2.15) The calculations are included in the attached handwritten page.
Part II
IIa)
set.seed(14203)
w=rnorm(99)
z=rnorm(99)
x=rep(0,100)
y=rep(0,100)
x[1]=0
y[1]=0
x[2:100]=cumsum(w)
y[2:100]=cumsum(z)
IIi)
There does not appear to be any correlation between x and y in the plot; the variables seem to be independent of each other. This is expected, since x and y were produced from two different independent white noise series. It is interesting to note that when this plot is generated many times, several plots do appear to a have a strong postiive or negative correlation by random chance.
IIii)
We would expect that we would fail to reject the null hypothesis. If x and y are truly independent of each other, then the expected slope of the regression line is zero. We would expect that this roughly holds true for the sample, and that the hypothesis test will not produce a significant result.
IIiii)
##
## Call:
## lm(formula = y ~ x)
##
## Residuals:
## Min 1Q Median 3Q Max
## -5.0803 -2.5631 0.3213 1.6945 7.3958
##
## Coefficients:
## Estimate Std. Error t value Pr(>|t|)
## (Intercept) -3.03191 0.57579 -5.266 8.27e-07 ***
## x -0.04941 0.05810 -0.850 0.397
## ---
## Signif. codes: 0 '***' 0.001 '**' 0.01 '*' 0.05 '.' 0.1 ' ' 1
##
## Residual standard error: 2.785 on 98 degrees of freedom
## Multiple R-squared: 0.007326, Adjusted R-squared: -0.002803
## F-statistic: 0.7232 on 1 and 98 DF, p-value: 0.3972
When fitting the linear model for this data, we get a B1 estimate of -0.04941 with a standard error of 0.0581 which yields a p-value of 0.397 - as expected, we fail to reject the null hypothesis; there is not convincing evidence that B1 is different from zero.

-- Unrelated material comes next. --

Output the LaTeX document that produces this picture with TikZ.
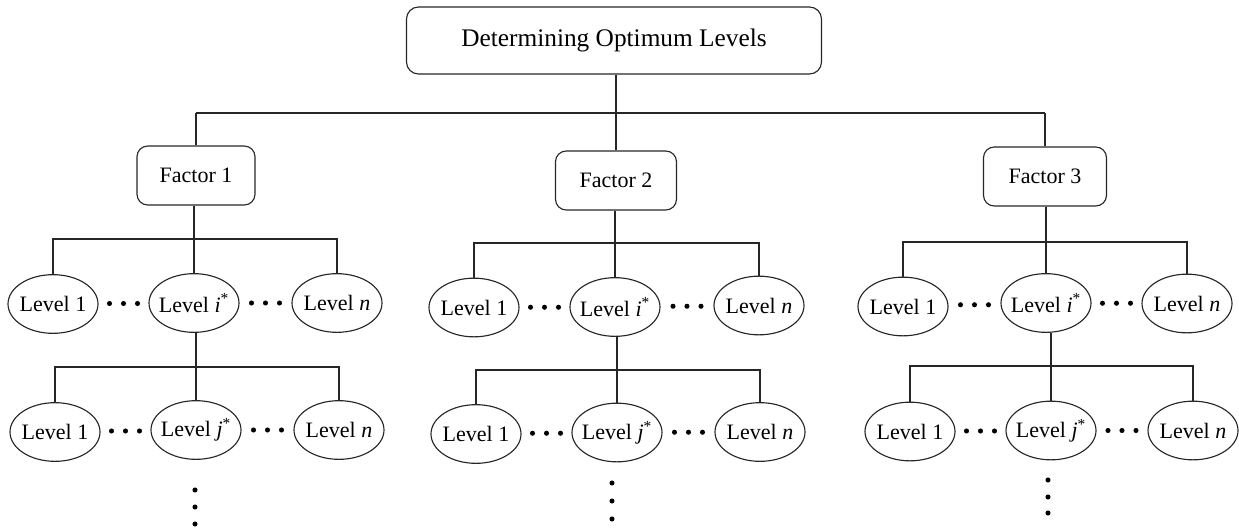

IIb) Percentage of 1000 trials that reject the null hypothesis:
## [1] 0.754
This does not support the expectation stated in part (ii). Based on what was stated above, we would expect that the null hypothesis would be rejected about 5% of the time by chance, but running 1000 simulations produces a rejection rate of roughly 75%.
Checking the conditions of the linear regression model, we see that the condition of independence is violated because the value of the every x term is dependent on the value of the previous x term; the expected autocovariance function is nonzero for almost all terms in the series.
Looking at the regression plots, we can also see that the condition of Normality may not be met - the QQ plot for the residuals varies from the expected quantiles, especially for the values further from the mean. There is also some evidence of a nonconstant variance, as the residuals decrease for the smaller half of the x values then increase for the larger half of the x values.